PROBLEM —
Up to and including the line with "const fmt = (v: number)", return every line from the start of the entries below exactly.

EXTRACTED DATA —

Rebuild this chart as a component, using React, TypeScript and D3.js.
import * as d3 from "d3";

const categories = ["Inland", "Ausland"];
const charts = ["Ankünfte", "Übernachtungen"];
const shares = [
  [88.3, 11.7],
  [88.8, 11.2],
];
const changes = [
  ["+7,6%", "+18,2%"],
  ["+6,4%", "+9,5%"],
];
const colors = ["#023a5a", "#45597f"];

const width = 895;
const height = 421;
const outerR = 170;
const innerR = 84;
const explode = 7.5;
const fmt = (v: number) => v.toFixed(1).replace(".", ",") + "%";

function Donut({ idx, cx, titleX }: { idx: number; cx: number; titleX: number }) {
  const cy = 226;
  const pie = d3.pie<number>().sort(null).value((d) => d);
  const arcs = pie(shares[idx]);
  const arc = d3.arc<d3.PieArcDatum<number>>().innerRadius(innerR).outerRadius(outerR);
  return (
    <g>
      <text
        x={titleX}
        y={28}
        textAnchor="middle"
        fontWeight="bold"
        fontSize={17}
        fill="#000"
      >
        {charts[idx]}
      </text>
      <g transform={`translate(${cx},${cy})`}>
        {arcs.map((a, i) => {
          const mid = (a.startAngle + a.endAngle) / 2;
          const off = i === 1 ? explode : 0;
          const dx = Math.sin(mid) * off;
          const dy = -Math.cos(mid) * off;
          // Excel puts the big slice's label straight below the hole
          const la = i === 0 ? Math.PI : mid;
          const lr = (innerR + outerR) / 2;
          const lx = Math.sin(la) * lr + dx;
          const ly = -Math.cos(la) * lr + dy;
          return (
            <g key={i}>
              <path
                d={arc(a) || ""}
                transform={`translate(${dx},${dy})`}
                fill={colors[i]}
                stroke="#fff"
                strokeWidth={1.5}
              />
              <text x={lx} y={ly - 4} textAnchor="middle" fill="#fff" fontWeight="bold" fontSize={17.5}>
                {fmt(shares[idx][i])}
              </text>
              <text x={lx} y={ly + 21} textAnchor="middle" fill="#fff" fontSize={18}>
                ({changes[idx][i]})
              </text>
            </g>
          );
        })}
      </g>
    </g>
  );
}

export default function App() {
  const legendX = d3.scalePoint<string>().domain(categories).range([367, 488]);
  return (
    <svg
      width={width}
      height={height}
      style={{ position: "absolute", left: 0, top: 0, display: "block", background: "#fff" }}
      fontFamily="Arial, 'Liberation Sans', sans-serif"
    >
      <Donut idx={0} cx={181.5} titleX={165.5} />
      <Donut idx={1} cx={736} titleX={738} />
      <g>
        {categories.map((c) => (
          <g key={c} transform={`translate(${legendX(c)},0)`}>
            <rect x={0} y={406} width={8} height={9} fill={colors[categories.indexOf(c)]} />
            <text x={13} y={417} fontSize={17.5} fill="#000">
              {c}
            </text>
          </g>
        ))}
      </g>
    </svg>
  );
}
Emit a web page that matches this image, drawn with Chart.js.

FULL OUTPUT —
Rebuild this chart as a component, using React, TypeScript and D3.js.
import * as d3 from "d3";

const categories = ["Inland", "Ausland"];
const charts = ["Ankünfte", "Übernachtungen"];
const shares = [
  [88.3, 11.7],
  [88.8, 11.2],
];
const changes = [
  ["+7,6%", "+18,2%"],
  ["+6,4%", "+9,5%"],
];
const colors = ["#023a5a", "#45597f"];

const width = 895;
const height = 421;
const outerR = 170;
const innerR = 84;
const explode = 7.5;
const fmt = (v: number) => v.toFixed(1).replace(".", ",") + "%";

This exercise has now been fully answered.